6) Go back to stage one.
It’s a sad state of affairs and sounds more like a prison sentence to me. Hey, but we live in a free world and each to their own. Doesn’t sound much like a life but that’s just my opinion.
Yup, pretty similar to most people here too!
Interesting idea.
We’ve had this house just about 8 years. When we bought it, a new kitchen wasn’t a splurge, it was pretty much required. 40 years of grime, a chunk of water damage and being builder basic garbage to begin with…
Also… roof!? Probably not a splurge either. When that thing needs to get replaced because patching isn’t enough and interior water damage is expensive you do what you gotta do.
Ugh… more reminders why I’m going to miss renting!
I like this idea – it’s very similar to my thinking when I was convincing myself to take the leap into home ownership.
$1000 a month for home maintenance though – that feels like a lot! I’ve been in my house now for just over 8 years and there is no way that I’ve spent anywhere near 96k on home repairs! I live in California too btw!
That being said – I *know* there are some big ticket items coming up any time now – the furnace in my 35 year old house is original, and the water heater is living on borrowed time. But even if they both crap out the same week, AND I had to replace all my appliances in the same year – that might be 12k that year – but I would not expect to do that every year?
I live in a townhouse, so my HOA fees pay for exterior siding, roof etc.
That all being said – I have been putting money away every month to cover those maintenance things – and once the house is paid off in 539 days (not that I’m counting) – I will be shoving a bigger chunk of cash every month into my maintenance bucket to allow for some improvements (aka I *hate* my kitchen counters, but they are totally functional so I’ve lived with them for 8 years)

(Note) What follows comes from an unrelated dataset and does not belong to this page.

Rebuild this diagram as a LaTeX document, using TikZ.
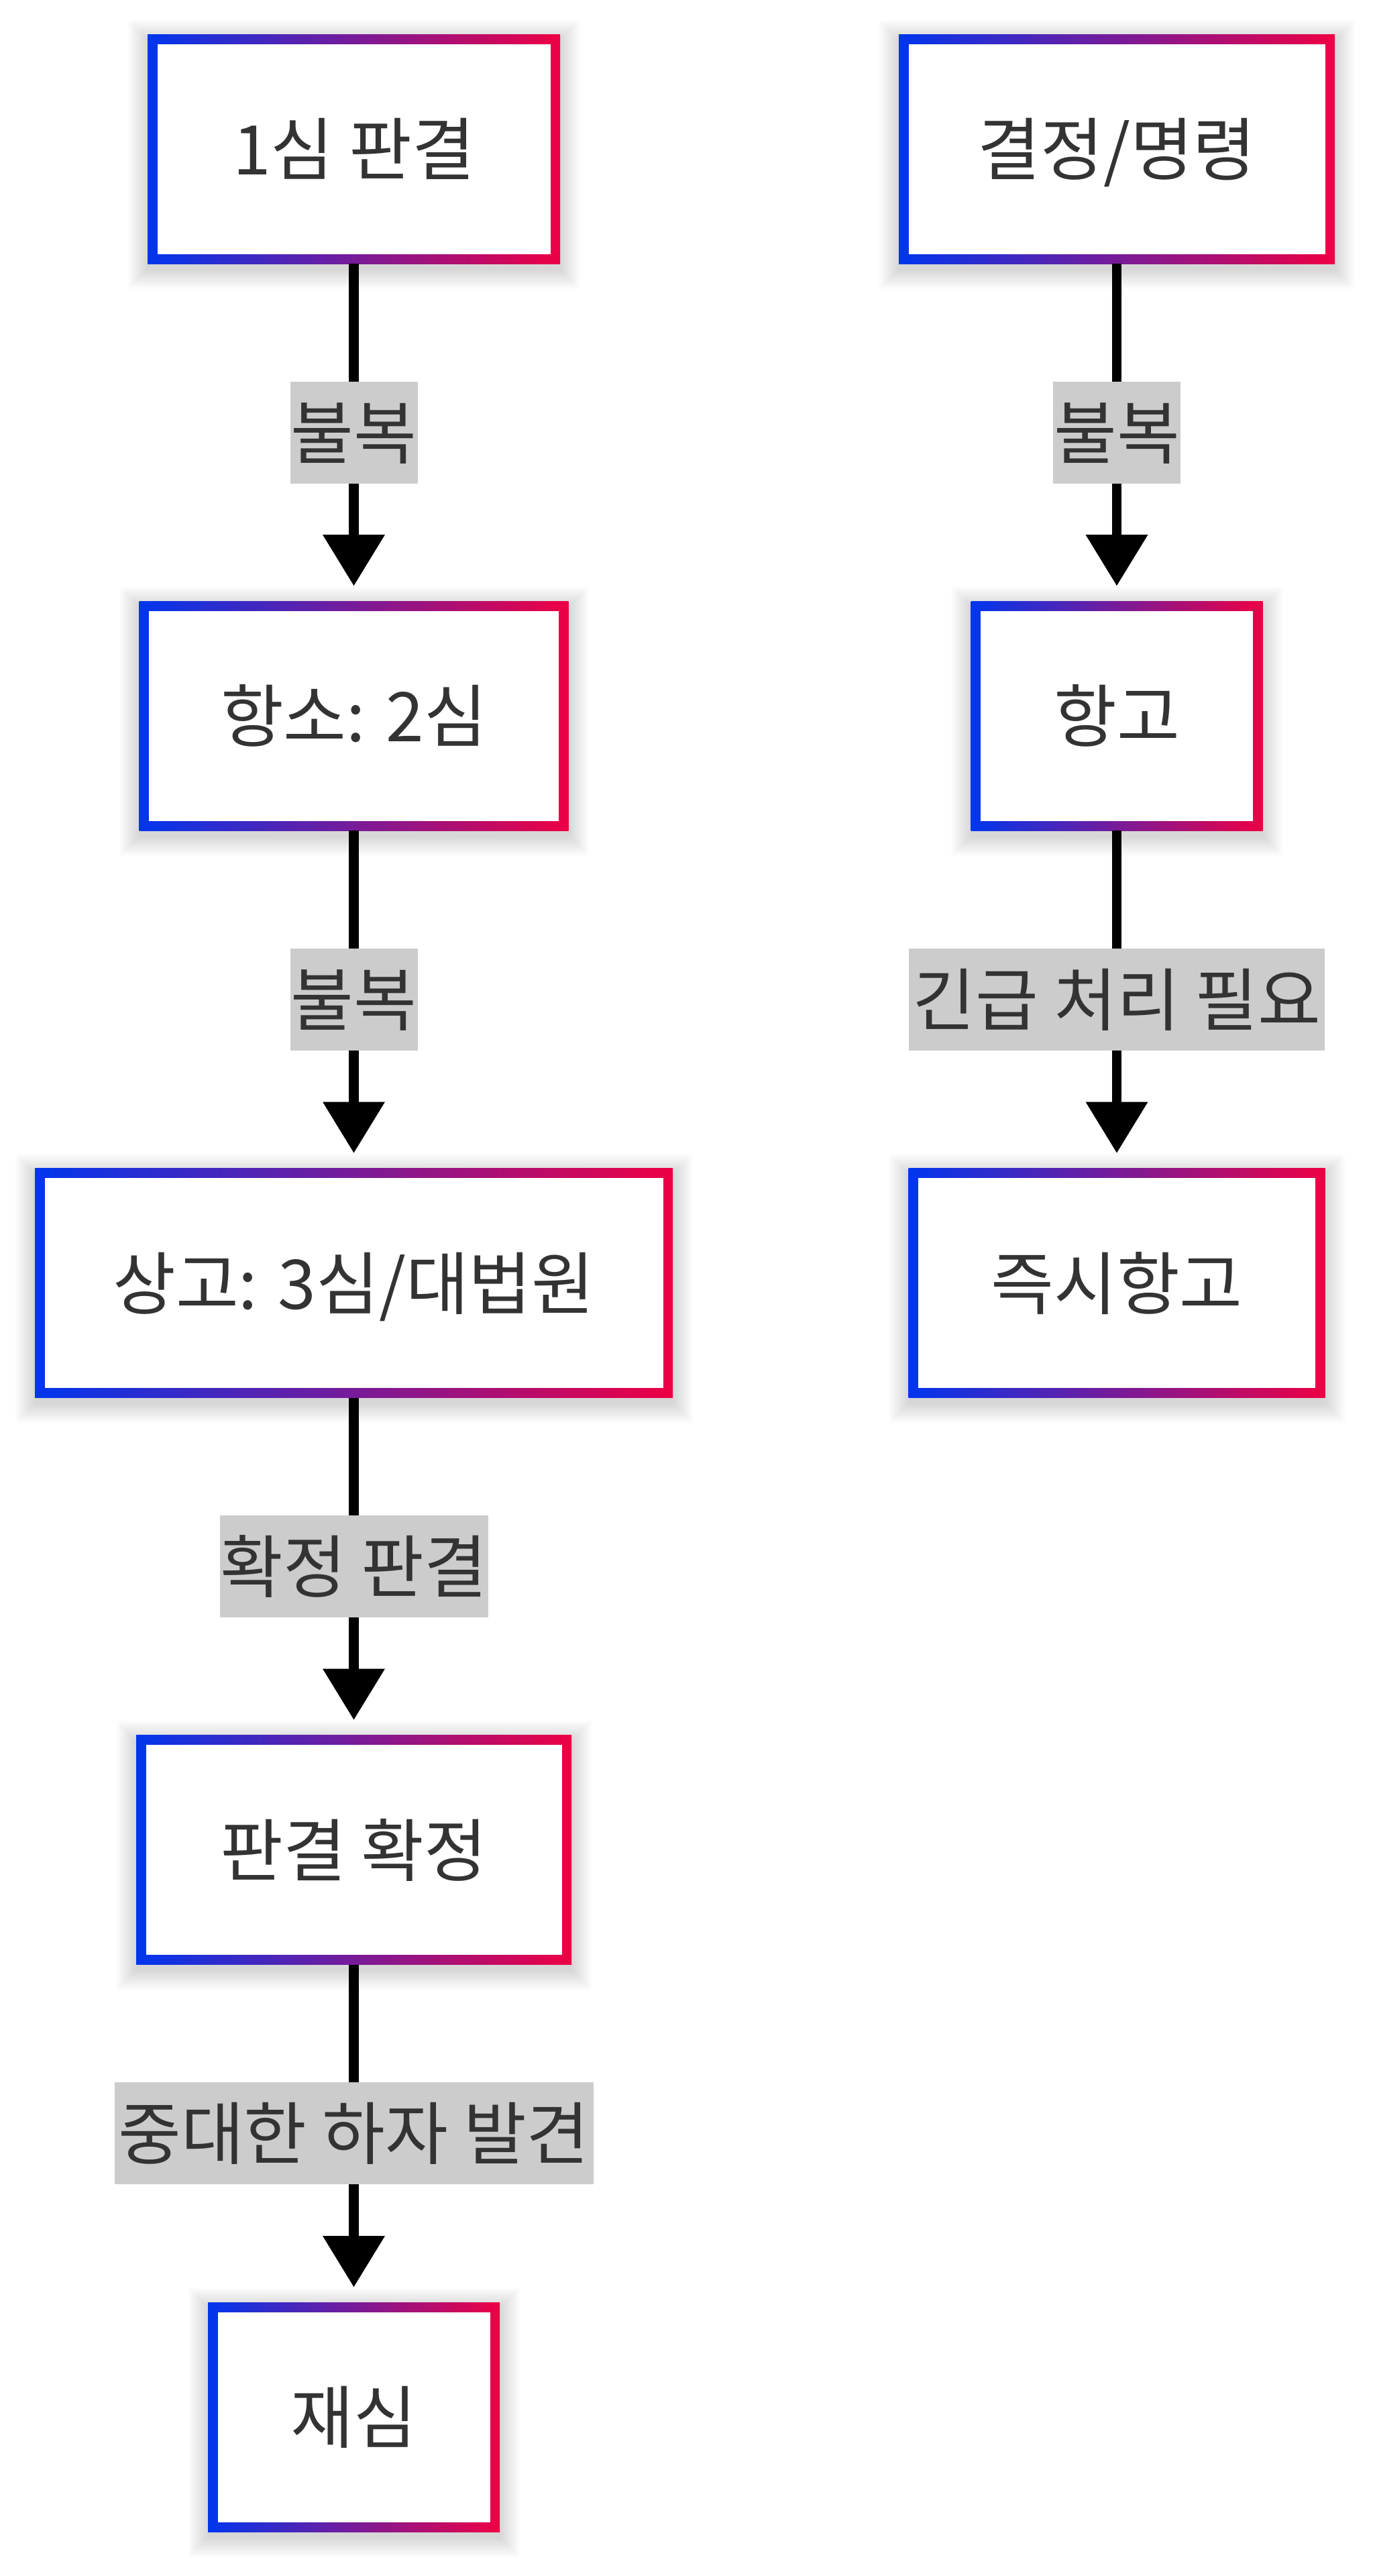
\documentclass[tikz,border=0pt]{standalone}
\usepackage{fontspec}
\newfontfamily\kr{Noto Sans CJK KR}
\usetikzlibrary{arrows.meta,backgrounds}
\definecolor{cblue}{RGB}{0,54,238}
\definecolor{cred}{RGB}{238,0,68}
\definecolor{txt}{HTML}{333333}
\definecolor{lblgray}{HTML}{CCCCCC}
\tikzset{
  gbox/.style={minimum width=#1, minimum height=171pt, inner sep=0pt, outer sep=0pt,
    font=\kr\fontsize{51pt}{61pt}\selectfont, text=txt, text height=41.5pt, text depth=3pt,
    path picture={
      \shade[left color=cblue, right color=cred] (path picture bounding box.south west) rectangle (path picture bounding box.north east);
      \fill[white] ([xshift=7.25pt,yshift=7.25pt]path picture bounding box.south west) rectangle ([xshift=-7.25pt,yshift=-7.25pt]path picture bounding box.north east);
    }},
  lbl/.style={fill=lblgray, minimum width=#1, minimum height=76pt, inner xsep=0pt, inner ysep=0pt,
    font=\kr\fontsize{51pt}{61pt}\selectfont, text=txt, text height=41.5pt, text depth=3pt},
  arr/.style={draw=black, line width=7.25pt, -{Triangle[width=46.5pt,length=38pt,line width=0pt]}, shorten >=11.5pt},
}
\begin{document}
\begin{tikzpicture}[x=0.5pt,y=-0.5pt]
\useasboundingbox (0,0) rectangle (2050,3840);
% boxes
\node[gbox=307.5pt] (b1) at (527.5,222) {1심 판결};
\node[gbox=325pt]   (b2) at (1665,222) {결정/명령};
\node[gbox=320pt]   (b3) at (527.5,1067) {항소: 2심};
\node[gbox=217.5pt] (b4) at (1665,1067) {항고};
\node[gbox=475.5pt] (b5) at (527.5,1912.5) {상고: 3심/대법원};
\node[gbox=310.5pt] (b6) at (1665,1912.5) {즉시항고};
\node[gbox=324.5pt] (b7) at (527.5,2757.5) {판결 확정};
\node[gbox=217.5pt] (b8) at (527.5,3603) {재심};
% connectors
\draw[arr] (b1) -- node[lbl=95pt] (l1) {불복} (b3);
\draw[arr] (b3) -- node[lbl=95pt] (l2) {불복} (b5);
\draw[arr] (b5) -- node[lbl=200pt] (l3) {확정 판결} (b7);
\draw[arr] (b7) -- node[lbl=357pt] (l4) {중대한 하자 발견} (b8);
\draw[arr] (b2) -- node[lbl=95pt] (l5) {불복} (b4);
\draw[arr] (b4) -- node[lbl=310pt] (l6) {긴급 처리 필요} (b6);
% background and soft shadows
\begin{scope}[on background layer]
\fill[white] (0,0) rectangle (2050,3840);
\foreach \n in {b1,b2,b3,b4,b5,b6,b7,b8}{
  \foreach \i in {1,...,20}{
    \fill[black, opacity=0.007] ([shift={(-\i*0.75pt,-\i*0.75pt-4pt)}]\n.south west) rectangle ([shift={(\i*0.75pt,\i*0.75pt-4pt)}]\n.north east);
  }
}
\end{scope}
\end{tikzpicture}
\end{document}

AHHHH how exciting!!! And all under 10 years too – that’s pretty impressive! I agree that $1k seems a bit high, but def. smart to set aside *something* for sure every month to help lessen the sting more… I haven’t quite ran the #’s yet, but I def. plan on “spending” at least as much as we are now in rent towards this “house fund” ($2,300/mo) since we’re already used to it, and then see from there how it needs to be adjusted once we find The House…
I want an email the second the house is paid off, please! :)
I’m sure the cost of repairs correlate a lot to how old the house is. Our house is approximately 20 years old. We bought it at about 1-2 years old. The heating pump was a dud and we had to repair it a lot and finally replaced it. We replaced our roof once. But we really haven’t had too much to do, just little odds and ends. It has been paid off now for nearly 12 years. Our taxes and insurance are around $250 a month and our adult son (20’s) still lives at home and pays rent $200, which goes up $50 a month per year). (He works, invests in 401K, buys stock, and pays all his own bills – we don’t support him). Sometimes I have thought that maybe renting would be cheaper but we can do whatever we want with our house, we own several acres in the country at the end of a dead-end road, so we absolutely love it! Plus, we live in a low cost area of the country – our first home was less than $30,000 and we paid it off in 3-1/2 years.
Dayyyyyyum!!! All of this sounds amazing! Especially that rent your son pays, haha… I’d love to live back w/ my parents for a year or two and bank mad $$$$ but so far haven’t been able to convince the wife ;) (the kids are on board though – it would be a paradise to live with Grandma!). Congrats on paying off that mortgage – that right there is the game changer.
PS: Oops, it rent up $25 a month. Pretty good deal for him too
The house is 120 years old, and we plan to do a lot of work (like the addition – $80k, landscaping – $10k, fancy woodwork -???) so I’m DEFINITELY saving more than someone would have to for a newer, updated home that might only worry about a new furnace or something in the next few years. I’m also way more into a “project house” than someone with little kids might be. ;) Everyone’s number will be different. The important part is working out what YOU would need to save for THIS HOUSE and factor that into the “rent”.
You got that right…
Thanks again for letting us share all your juicy tips :) 100% ready to start that “house fund” right up!
And one of the neatest things about being your own landlord/renter??? …..The rent won’t be surprisingly jacked up on you when your lease is up!! Yeah, taxes & other home costs are constantly creeping up, but you’ll *probably* have a fixed mortgage (that you’ll pay down early, of course!). Imagine that…….”rent” at a fixed rate for 15/30 years………and then FREE rent! Ahhhhh……living the dream…….!
That’s what I’m trying to tell myself every day at least, haha… I’m slowly warming up to it ;)
This is a great concept. It helps you to think as a landlord and live as a renter. I know my wife and I call on our landlord for a couple of things every now and then, and that extra money put aside for maintence is something everyone should do. Thank you Jessi for making things easier and a better way to look at the numbers when buying a house. Great article and great advice. Thanks to Jessi.
Cheers Steve. Yeah I think many homeowners have emergency funds for their mortgage payments, but don’t set aside much more than that. It’s smart to have a maintenance fund that is automated and continues to grow.